**Prompt:** What is needed is the run of lines from the one containing "Write a component" through the one containing "const trackMax = [100, 100, 100, 100, 100];", echoed exactly, with both ends kept and nothing added.

**Records supplied:**
--

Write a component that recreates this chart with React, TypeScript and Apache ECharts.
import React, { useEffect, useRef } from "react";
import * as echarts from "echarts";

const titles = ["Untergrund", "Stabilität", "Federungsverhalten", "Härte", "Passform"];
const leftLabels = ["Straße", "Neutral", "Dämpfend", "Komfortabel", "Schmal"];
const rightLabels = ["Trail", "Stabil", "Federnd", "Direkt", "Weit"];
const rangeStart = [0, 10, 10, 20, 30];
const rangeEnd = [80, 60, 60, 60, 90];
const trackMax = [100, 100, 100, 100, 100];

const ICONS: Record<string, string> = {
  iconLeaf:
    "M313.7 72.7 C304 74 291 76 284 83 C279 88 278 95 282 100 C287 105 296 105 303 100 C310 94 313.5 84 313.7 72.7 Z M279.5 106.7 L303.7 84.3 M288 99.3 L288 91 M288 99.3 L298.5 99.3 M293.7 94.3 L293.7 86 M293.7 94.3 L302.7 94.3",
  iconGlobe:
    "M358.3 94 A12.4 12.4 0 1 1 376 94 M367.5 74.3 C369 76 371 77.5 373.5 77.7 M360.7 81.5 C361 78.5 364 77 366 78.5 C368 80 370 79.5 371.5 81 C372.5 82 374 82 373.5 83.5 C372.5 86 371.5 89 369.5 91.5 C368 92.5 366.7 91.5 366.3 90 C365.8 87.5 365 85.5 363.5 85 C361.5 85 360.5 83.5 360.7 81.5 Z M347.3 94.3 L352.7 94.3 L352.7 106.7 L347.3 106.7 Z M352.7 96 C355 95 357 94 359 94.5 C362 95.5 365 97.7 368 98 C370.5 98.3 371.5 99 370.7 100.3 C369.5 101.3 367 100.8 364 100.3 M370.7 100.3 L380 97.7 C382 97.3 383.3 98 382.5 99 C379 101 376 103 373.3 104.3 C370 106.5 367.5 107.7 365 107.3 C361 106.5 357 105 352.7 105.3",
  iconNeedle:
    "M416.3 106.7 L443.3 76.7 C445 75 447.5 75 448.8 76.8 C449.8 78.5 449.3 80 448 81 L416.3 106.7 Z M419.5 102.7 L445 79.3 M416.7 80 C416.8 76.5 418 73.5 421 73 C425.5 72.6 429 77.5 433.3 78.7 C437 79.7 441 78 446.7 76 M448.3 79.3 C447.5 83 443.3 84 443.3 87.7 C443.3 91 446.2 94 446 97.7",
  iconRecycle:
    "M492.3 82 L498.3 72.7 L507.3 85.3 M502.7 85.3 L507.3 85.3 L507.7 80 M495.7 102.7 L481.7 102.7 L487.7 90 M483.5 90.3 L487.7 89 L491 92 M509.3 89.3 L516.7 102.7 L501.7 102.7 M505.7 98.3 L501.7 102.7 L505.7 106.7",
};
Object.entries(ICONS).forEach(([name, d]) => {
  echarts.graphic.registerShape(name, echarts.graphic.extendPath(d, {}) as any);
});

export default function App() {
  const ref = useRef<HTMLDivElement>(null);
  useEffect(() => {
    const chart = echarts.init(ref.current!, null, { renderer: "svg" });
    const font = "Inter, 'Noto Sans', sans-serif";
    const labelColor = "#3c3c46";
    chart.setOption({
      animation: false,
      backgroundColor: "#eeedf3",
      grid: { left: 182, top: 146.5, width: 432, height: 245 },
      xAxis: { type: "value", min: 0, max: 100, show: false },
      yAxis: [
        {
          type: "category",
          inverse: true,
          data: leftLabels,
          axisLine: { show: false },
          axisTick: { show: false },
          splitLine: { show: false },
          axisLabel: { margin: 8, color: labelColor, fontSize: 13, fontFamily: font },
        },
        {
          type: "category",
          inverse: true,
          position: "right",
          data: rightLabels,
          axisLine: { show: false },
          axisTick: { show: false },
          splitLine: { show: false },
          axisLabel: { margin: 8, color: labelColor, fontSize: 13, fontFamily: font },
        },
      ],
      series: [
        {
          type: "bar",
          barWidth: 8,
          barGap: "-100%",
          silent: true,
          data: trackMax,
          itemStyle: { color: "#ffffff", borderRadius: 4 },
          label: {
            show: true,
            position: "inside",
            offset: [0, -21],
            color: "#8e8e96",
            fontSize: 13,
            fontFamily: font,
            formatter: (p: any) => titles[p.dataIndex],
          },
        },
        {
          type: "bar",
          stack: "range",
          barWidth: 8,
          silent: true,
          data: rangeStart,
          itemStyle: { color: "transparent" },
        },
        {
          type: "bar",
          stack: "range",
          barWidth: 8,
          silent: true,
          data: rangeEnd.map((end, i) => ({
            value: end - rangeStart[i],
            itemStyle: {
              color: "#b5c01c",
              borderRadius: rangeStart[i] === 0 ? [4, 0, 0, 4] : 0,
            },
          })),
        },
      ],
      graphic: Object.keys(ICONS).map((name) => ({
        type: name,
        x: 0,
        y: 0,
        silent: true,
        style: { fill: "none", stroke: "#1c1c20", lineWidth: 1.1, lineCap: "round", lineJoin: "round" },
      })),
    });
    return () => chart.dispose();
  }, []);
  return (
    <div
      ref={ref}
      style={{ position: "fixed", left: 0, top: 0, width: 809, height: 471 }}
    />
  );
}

--

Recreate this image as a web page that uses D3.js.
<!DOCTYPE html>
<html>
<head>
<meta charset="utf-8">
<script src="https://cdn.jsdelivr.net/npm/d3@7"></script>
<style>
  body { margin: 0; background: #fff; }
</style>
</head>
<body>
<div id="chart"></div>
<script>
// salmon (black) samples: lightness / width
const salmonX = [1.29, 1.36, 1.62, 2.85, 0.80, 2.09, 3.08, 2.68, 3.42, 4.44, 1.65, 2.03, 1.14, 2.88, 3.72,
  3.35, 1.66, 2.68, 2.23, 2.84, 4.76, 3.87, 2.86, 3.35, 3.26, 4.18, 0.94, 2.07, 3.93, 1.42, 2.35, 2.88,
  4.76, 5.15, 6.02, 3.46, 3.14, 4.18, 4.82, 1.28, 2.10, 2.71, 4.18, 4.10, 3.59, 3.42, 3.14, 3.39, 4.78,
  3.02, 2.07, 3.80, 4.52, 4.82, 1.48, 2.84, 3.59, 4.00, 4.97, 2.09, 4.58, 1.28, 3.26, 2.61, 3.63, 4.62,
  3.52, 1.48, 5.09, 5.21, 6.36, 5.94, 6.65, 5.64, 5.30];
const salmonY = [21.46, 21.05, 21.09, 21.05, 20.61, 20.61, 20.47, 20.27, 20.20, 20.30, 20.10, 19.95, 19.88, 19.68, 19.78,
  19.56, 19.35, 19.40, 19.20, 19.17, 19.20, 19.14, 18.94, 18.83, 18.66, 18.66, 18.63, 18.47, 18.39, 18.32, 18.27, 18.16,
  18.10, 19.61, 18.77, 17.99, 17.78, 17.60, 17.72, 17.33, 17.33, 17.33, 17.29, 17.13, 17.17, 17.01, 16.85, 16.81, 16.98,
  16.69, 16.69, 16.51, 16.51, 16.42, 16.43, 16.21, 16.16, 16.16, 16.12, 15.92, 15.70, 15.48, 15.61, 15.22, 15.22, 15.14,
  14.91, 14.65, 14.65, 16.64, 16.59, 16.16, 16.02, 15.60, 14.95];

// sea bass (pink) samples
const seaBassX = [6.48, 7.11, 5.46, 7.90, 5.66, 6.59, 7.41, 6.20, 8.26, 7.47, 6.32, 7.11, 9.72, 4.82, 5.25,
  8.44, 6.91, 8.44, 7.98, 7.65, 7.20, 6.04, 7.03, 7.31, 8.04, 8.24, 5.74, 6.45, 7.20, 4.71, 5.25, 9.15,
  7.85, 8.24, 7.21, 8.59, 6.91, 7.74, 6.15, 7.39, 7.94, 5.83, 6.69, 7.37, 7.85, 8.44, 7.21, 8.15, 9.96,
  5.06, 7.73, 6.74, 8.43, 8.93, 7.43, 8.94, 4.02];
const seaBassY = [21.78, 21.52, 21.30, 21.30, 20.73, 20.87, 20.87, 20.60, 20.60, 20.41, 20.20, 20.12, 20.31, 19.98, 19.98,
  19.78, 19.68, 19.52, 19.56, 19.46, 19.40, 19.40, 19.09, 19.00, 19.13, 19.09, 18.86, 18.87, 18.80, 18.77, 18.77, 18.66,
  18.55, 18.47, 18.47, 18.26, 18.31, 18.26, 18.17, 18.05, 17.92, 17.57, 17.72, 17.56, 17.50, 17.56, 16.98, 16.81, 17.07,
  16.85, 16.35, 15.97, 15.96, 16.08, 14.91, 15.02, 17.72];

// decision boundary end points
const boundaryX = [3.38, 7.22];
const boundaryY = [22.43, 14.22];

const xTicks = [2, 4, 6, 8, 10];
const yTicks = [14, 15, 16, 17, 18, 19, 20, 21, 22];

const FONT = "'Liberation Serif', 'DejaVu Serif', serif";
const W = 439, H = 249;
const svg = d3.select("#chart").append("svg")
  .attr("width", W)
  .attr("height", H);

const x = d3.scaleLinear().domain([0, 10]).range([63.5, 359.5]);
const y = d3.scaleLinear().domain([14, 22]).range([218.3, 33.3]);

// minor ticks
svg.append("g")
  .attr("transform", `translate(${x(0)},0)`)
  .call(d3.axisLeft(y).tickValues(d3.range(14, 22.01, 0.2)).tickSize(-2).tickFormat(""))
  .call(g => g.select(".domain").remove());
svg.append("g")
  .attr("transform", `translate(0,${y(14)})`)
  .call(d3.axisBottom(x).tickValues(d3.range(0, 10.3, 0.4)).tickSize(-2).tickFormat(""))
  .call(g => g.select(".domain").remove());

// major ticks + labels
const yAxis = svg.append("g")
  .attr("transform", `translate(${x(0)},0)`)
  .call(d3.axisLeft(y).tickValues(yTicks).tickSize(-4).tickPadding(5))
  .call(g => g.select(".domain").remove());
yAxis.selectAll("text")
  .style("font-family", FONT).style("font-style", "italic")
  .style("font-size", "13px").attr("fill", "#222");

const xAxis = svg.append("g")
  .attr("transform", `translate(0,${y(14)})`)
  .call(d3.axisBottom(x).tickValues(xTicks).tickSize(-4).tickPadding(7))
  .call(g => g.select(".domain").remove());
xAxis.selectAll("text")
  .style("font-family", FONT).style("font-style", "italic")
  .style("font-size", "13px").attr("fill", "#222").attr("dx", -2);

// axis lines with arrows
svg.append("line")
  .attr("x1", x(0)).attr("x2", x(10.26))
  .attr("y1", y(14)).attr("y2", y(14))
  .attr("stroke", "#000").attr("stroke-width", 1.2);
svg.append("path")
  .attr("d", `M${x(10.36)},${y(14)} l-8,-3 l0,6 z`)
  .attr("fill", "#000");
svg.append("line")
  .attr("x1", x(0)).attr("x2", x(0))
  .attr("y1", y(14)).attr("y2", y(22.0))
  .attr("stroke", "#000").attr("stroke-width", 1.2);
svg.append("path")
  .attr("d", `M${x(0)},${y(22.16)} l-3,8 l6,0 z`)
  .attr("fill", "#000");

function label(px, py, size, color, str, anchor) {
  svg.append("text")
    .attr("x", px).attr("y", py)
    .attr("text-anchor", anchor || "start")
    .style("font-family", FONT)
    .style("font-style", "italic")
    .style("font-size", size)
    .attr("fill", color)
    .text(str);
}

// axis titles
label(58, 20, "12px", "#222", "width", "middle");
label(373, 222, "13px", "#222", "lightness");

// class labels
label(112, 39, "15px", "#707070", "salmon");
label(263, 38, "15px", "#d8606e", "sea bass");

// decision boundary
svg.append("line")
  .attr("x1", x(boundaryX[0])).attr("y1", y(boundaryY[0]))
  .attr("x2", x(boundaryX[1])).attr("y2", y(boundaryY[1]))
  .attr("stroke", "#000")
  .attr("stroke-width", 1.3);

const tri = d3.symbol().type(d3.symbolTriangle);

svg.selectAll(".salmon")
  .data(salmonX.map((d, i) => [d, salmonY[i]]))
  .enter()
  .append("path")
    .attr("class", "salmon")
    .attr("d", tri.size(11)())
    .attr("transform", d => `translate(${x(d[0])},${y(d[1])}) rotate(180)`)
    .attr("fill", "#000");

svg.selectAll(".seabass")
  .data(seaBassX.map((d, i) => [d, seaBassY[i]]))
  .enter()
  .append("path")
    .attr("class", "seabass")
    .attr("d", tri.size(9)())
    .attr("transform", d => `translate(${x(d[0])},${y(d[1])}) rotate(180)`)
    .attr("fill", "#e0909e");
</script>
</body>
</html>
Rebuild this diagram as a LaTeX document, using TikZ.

--

**Exercise output:**
Write a component that recreates this chart with React, TypeScript and Apache ECharts.
import React, { useEffect, useRef } from "react";
import * as echarts from "echarts";

const titles = ["Untergrund", "Stabilität", "Federungsverhalten", "Härte", "Passform"];
const leftLabels = ["Straße", "Neutral", "Dämpfend", "Komfortabel", "Schmal"];
const rightLabels = ["Trail", "Stabil", "Federnd", "Direkt", "Weit"];
const rangeStart = [0, 10, 10, 20, 30];
const rangeEnd = [80, 60, 60, 60, 90];
const trackMax = [100, 100, 100, 100, 100];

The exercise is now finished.